NCUA Board Chairman Todd Harper said since the 2013 loan participation final rule went into effect, NCUA has received several inquiries from federal credit unions, fintech companies and other parties expressing confusion about how the rule should be interpreted. He said this confusion has led to inconsistent reporting of loan rates by federal credit unions and uncertainty about which regulations apply to which transactions.
“Credit unions should recognize and take advantage of the potential opportunities fintech can offer them. However, we must also recognize the potential risks they pose to credit unions, their members and the system and develop appropriate safeguards. This proposed rule strikes that balance,” Harper said.

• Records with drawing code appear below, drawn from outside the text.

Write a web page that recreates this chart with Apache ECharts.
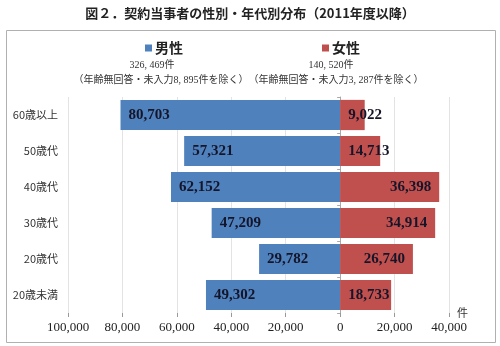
<!DOCTYPE html>
<html>
<head>
<meta charset="utf-8">
<script src="https://cdn.jsdelivr.net/npm/echarts@6/dist/echarts.min.js"></script>
<style>
html,body{margin:0;padding:0;background:#fff;}
#main{width:500px;height:346px;}
</style>
</head>
<body>
<div id="main"></div>
<script>
var categories = ['60歳以上', '50歳代', '40歳代', '30歳代', '20歳代', '20歳未満'];
var maleValues = [80703, 57321, 62152, 47209, 29782, 49302];
var femaleValues = [9022, 14713, 36398, 34914, 26740, 18733];
var xTicks = { min: -100000, max: 40000, interval: 20000 };
var titleText = '図２．契約当事者の性別・年代別分布（2011年度以降）';
var maleTotal = '326, 469件';
var femaleTotal = '140, 520件';
var maleNote = '（年齢無回答・未入力8, 895件を除く）';
var femaleNote = '（年齢無回答・未入力3, 287件を除く）';
var unitLabel = '件';

function fmt(v) {
  return Math.abs(v).toString().replace(/\B(?=(\d{3})+(?!\d))/g, ',');
}

var numFont = "'Liberation Serif', 'Noto Sans CJK JP', serif";
var cjkFont = "'Noto Sans CJK JP', sans-serif";
var labelStyle = { fontFamily: numFont, fontSize: 15, fontWeight: 'bold', color: '#15152a', distance: 8 };

var chart = echarts.init(document.getElementById('main'), null, { renderer: 'canvas' });
chart.setOption({
  animation: false,
  backgroundColor: '#fff',
  title: {
    text: titleText,
    left: 'center',
    top: 7,
    padding: 0,
    textStyle: { fontFamily: cjkFont, fontSize: 13, fontWeight: 'bold', color: '#222' }
  },
  legend: [
    { data: ['男性'], left: 145, top: 41, icon: 'rect', itemWidth: 7, itemHeight: 7, itemGap: 3, padding: 0,
      textStyle: { fontFamily: cjkFont, fontSize: 14, fontWeight: 'bold', color: '#222', padding: [0, 0, 0, -2] } },
    { data: ['女性'], left: 322, top: 41, icon: 'rect', itemWidth: 7, itemHeight: 7, itemGap: 3, padding: 0,
      textStyle: { fontFamily: cjkFont, fontSize: 14, fontWeight: 'bold', color: '#222', padding: [0, 0, 0, -2] } }
  ],
  graphic: [
    { type: 'rect', z: -10, shape: { x: 6.5, y: 30.5, width: 489, height: 312 },
      style: { fill: 'none', stroke: '#b0b0b0', lineWidth: 1 } },
    { type: 'text', x: 152, y: 65, style: { text: maleTotal, align: 'center', verticalAlign: 'middle', font: "10px " + numFont, fill: '#333' } },
    { type: 'text', x: 161, y: 80, style: { text: maleNote, align: 'center', verticalAlign: 'middle', font: "10px " + numFont, fill: '#333' } },
    { type: 'text', x: 331, y: 65, style: { text: femaleTotal, align: 'center', verticalAlign: 'middle', font: "10px " + numFont, fill: '#333' } },
    { type: 'text', x: 336, y: 80, style: { text: femaleNote, align: 'center', verticalAlign: 'middle', font: "10px " + numFont, fill: '#333' } }
  ],
  grid: { left: 68, right: 51, top: 97, bottom: 33, containLabel: false },
  xAxis: {
    type: 'value',
    min: xTicks.min, max: xTicks.max, interval: xTicks.interval,
    name: unitLabel,
    nameLocation: 'end',
    nameGap: 8,
    nameTextStyle: { fontFamily: cjkFont, fontSize: 11, color: '#333', padding: [6, 0, 0, 0] },
    axisLine: { onZero: false, lineStyle: { color: '#999' } },
    axisTick: { show: true, length: 4, lineStyle: { color: '#999' } },
    axisLabel: { formatter: fmt, fontFamily: numFont, fontSize: 13, color: '#222', margin: 8 },
    splitLine: { show: true, lineStyle: { color: '#e3e3e3' } }
  },
  yAxis: [
    {
      type: 'category', data: categories, inverse: true,
      axisLine: { show: false, onZero: false },
      axisTick: { show: false },
      axisLabel: { fontFamily: cjkFont, fontSize: 11, color: '#333', margin: 10 }
    },
    {
      type: 'category', data: categories, inverse: true, position: 'left',
      axisLine: { show: true, onZero: true, lineStyle: { color: '#aaa' } },
      axisTick: { show: true, length: 3, lineStyle: { color: '#aaa' } },
      axisLabel: { show: false }
    }
  ],
  series: [
    {
      name: '男性', type: 'bar', stack: 'total', yAxisIndex: 0,
      barCategoryGap: '16%',
      itemStyle: { color: '#4F81BD' },
      label: Object.assign({ show: true, position: 'insideLeft', formatter: function (p) { return fmt(p.value); } }, labelStyle),
      data: maleValues.map(function (v) { return -v; })
    },
    {
      name: '女性', type: 'bar', stack: 'total', yAxisIndex: 0,
      barCategoryGap: '16%',
      itemStyle: { color: '#C0504D' },
      label: Object.assign({ show: true, position: 'insideRight', formatter: function (p) { return fmt(p.value); } }, labelStyle),
      data: femaleValues.map(function (v) {
        return v < 20000 ? { value: v, label: { position: 'insideLeft' } } : v;
      })
    }
  ]
});
</script>
</body>
</html>
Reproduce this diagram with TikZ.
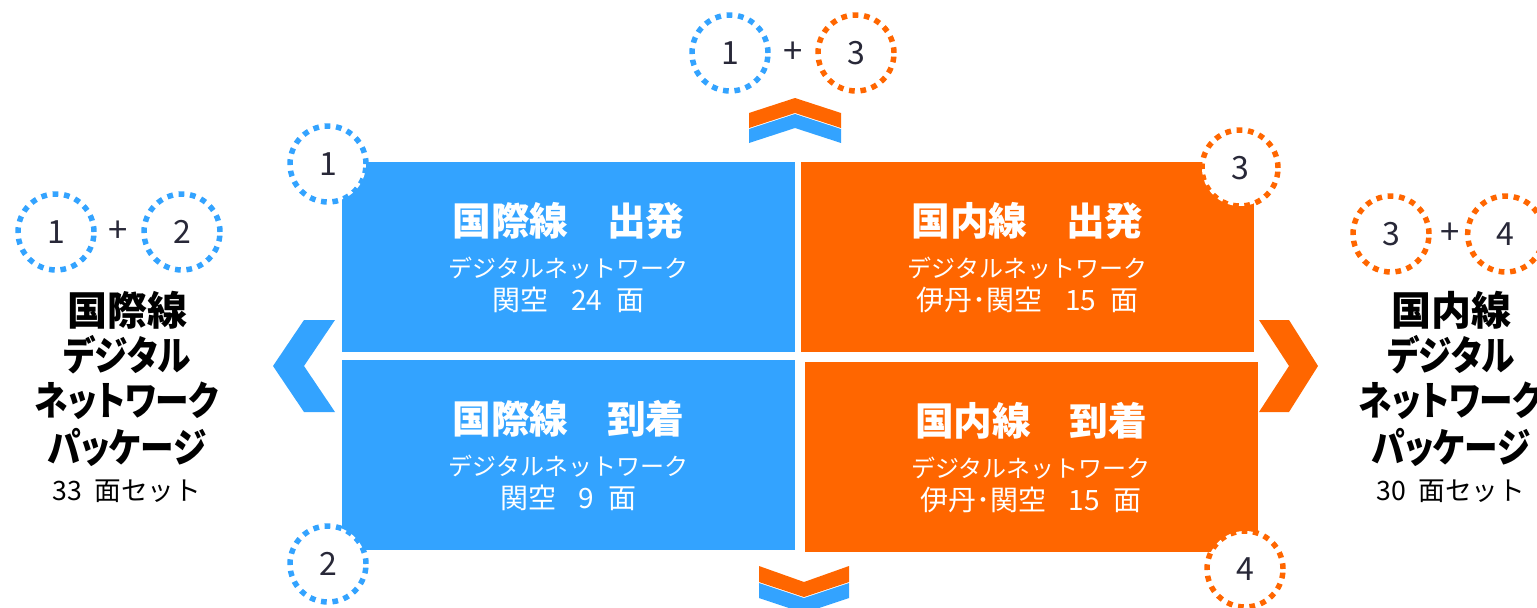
\documentclass[tikz,border=0pt]{standalone}
\usepackage{fontspec}
\usepackage{graphicx}
\setmainfont{Noto Sans CJK JP}
\newfontfamily\pkgfont{Noto Sans CJK JP}[RawFeature=+palt]
\usepackage{tikz}
\usetikzlibrary{positioning}
\definecolor{intblue}{RGB}{51,163,255}
\definecolor{domorange}{RGB}{255,102,0}
\definecolor{numink}{RGB}{40,40,56}
\newcommand{\narrow}[1]{\scalebox{0.84}[1]{#1}}

\begin{document}
\begin{tikzpicture}[x=0.75pt,y=-0.75pt,on grid,
    panel/.style={rectangle,inner sep=0pt,minimum width=339.75pt,minimum height=142.5pt},
    paneltitle/.style={anchor=base,text=white,font=\fontsize{29}{34}\selectfont\bfseries},
    panelsub/.style={anchor=base,text=white,font=\fontsize{18}{22}\selectfont},
    panelcount/.style={anchor=base,text=white,font=\fontsize{21}{25}\selectfont},
    dotnum/.style={circle,draw,fill=white,line width=4.1pt,dash pattern=on 4.3pt off 4.3pt,
        minimum size=57pt,inner sep=0pt,text=numink,font=\fontsize{24}{28}\selectfont},
    plussign/.style={text=numink,font=\fontsize{26}{30}\selectfont},
    pkgline/.style={text height=0.88em,text depth=0.12em,inner sep=0pt,
        font=\pkgfont\bfseries\fontsize{30}{36}\selectfont},
    pkgcount/.style={anchor=base,font=\fontsize{20}{24}\selectfont}]
    \useasboundingbox (0,0) rectangle (1537,607);

    % panels
    \node[panel,fill=intblue] (intdep) at (568.5,257) {};
    \node[panel,fill=domorange] (domdep) at (1027.5,257) {};
    \node[panel,fill=intblue] (intarr) at (568.5,454.5) {};
    \node[panel,fill=domorange] (domarr) at (1031,457) {};

    \node[paneltitle] (intdep-t) at (568.5,235) {国際線\hspace{1em}出発};
    \node[panelsub] (intdep-s) at (568.5,277) {デジタルネットワーク};
    \node[panelcount] (intdep-n) at (568.5,310) {関空\hspace{0.8em}24\hspace{0.5em}面};
    \node[paneltitle] (domdep-t) at (1027.5,235) {国内線\hspace{1em}出発};
    \node[panelsub] (domdep-s) at (1027.5,277) {デジタルネットワーク};
    \node[panelcount] (domdep-n) at (1027.5,310) {伊丹･関空\hspace{0.8em}15\hspace{0.5em}面};
    \node[paneltitle] (intarr-t) at (568.5,433) {国際線\hspace{1em}到着};
    \node[panelsub] (intarr-s) at (568.5,475) {デジタルネットワーク};
    \node[panelcount] (intarr-n) at (568.5,508) {関空\hspace{0.8em}9\hspace{0.5em}面};
    \node[paneltitle] (domarr-t) at (1031,435) {国内線\hspace{1em}到着};
    \node[panelsub] (domarr-s) at (1031,477) {デジタルネットワーク};
    \node[panelcount] (domarr-n) at (1031,510) {伊丹･関空\hspace{0.8em}15\hspace{0.5em}面};

    % corner numbers
    \node[dotnum,draw=intblue] (c1) at (328,164) {1};
    \node[dotnum,draw=domorange] (c3) at (1240,168) {3};
    \node[dotnum,draw=intblue] (c2) at (328,564) {2};
    \node[dotnum,draw=domorange] (c4) at (1245,569) {4};

    % chevrons
    \fill[domorange] (749,113) -- (795,98) -- (841,113) -- (841,128) -- (795,113) -- (749,128) -- cycle;
    \fill[intblue] (749,129) -- (795,114) -- (841,129) -- (841,143) -- (795,128) -- (749,143) -- cycle;
    \fill[domorange] (759,566) -- (804,582) -- (849,566) -- (849,582) -- (804,597) -- (759,582) -- cycle;
    \fill[intblue] (759,583) -- (804,598) -- (849,583) -- (849,598) -- (804,613) -- (759,598) -- cycle;
    \fill[intblue] (304,320) -- (335,320) -- (304,366) -- (335,412) -- (304,412) -- (273,366) -- cycle;
    \fill[domorange] (1259,320) -- (1289,320) -- (1318,366) -- (1289,412) -- (1259,412) -- (1289,366) -- cycle;

    % top pair
    \node[dotnum,draw=intblue] (t1) at (730,53) {1};
    \node[plussign] (tplus) [right=47.25pt of t1] {+};
    \node[dotnum,draw=domorange] (t3) [right=94.5pt of t1] {3};

    % left package
    \node[dotnum,draw=intblue] (l1) at (56,232) {1};
    \node[plussign] (lplus) [right=46.5pt of l1] {+};
    \node[dotnum,draw=intblue] (l2) [right=94.5pt of l1] {2};
    \node[pkgline,anchor=base] (lpkg1) at (127,325) {国際線};
    \node[pkgline] (lpkg2) [below=34pt of lpkg1] {\narrow{デジタル}};
    \node[pkgline] (lpkg3) [below=34pt of lpkg2] {\narrow{ネットワーク}};
    \node[pkgline] (lpkg4) [below=35pt of lpkg3] {\narrow{パッケージ}};
    \node[pkgcount] (lcount) at (127,500) {33\hspace{0.45em}面セット};

    % right package
    \node[dotnum,draw=domorange] (r3) at (1391,234) {3};
    \node[plussign] (rplus) [right=44pt of r3] {+};
    \node[dotnum,draw=domorange] (r4) [right=86pt of r3] {4};
    \node[pkgline,anchor=base] (rpkg1) at (1451,325) {国内線};
    \node[pkgline] (rpkg2) [below=34pt of rpkg1] {\narrow{デジタル}};
    \node[pkgline] (rpkg3) [below=34pt of rpkg2] {\narrow{ネットワーク}};
    \node[pkgline] (rpkg4) [below=35pt of rpkg3] {\narrow{パッケージ}};
    \node[pkgcount] (rcount) at (1451,500) {30\hspace{0.45em}面セット};
\end{tikzpicture}
\end{document}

The proposal comes at a time when credit unions are losing market share to fintech companies. Hood said that according to TransUnion, fintech loans make up 41% of all unsecured personal loan balances, up from 5% of outstanding balances in 2013. During the same period, credit union market share for unsecured personal loans fell from 31% in 2013 to 21% in 2021.
“Our current regulations have prescriptive limits on credit unions being able to compete in this market, and unless regulatory changes are made, credit unions may never be able to regain their presence in the new normal for lending,” Hood said.
The proposed rule would also remove the requirement that certain credit unions obtain NCUA approval to purchase nonmember loans from other federally insured credit unions. Currently, only credit unions rated Camels 1 or 2 and classified as well capitalized can purchase these loans without prior approval from the NCUA.
Under the new rules, any credit union will be able to purchase qualified obligations after establishing sound underwriting policies, but without having to submit a written request for approval.
Vice Chairman Kyle Hauptman said businesses need to innovate to stay relevant, and credit unions typically aren’t top of mind for most fintechs.
“So anything their regulator can do to improve the process of working with them is critical. At the very least, we don’t want fintechs – or any service providers – choosing not to work with credit unions because their regulator makes it unnecessarily difficult.” he said.
The proposed rule will be open for a 60-day comment period after it is published in the Federal Register.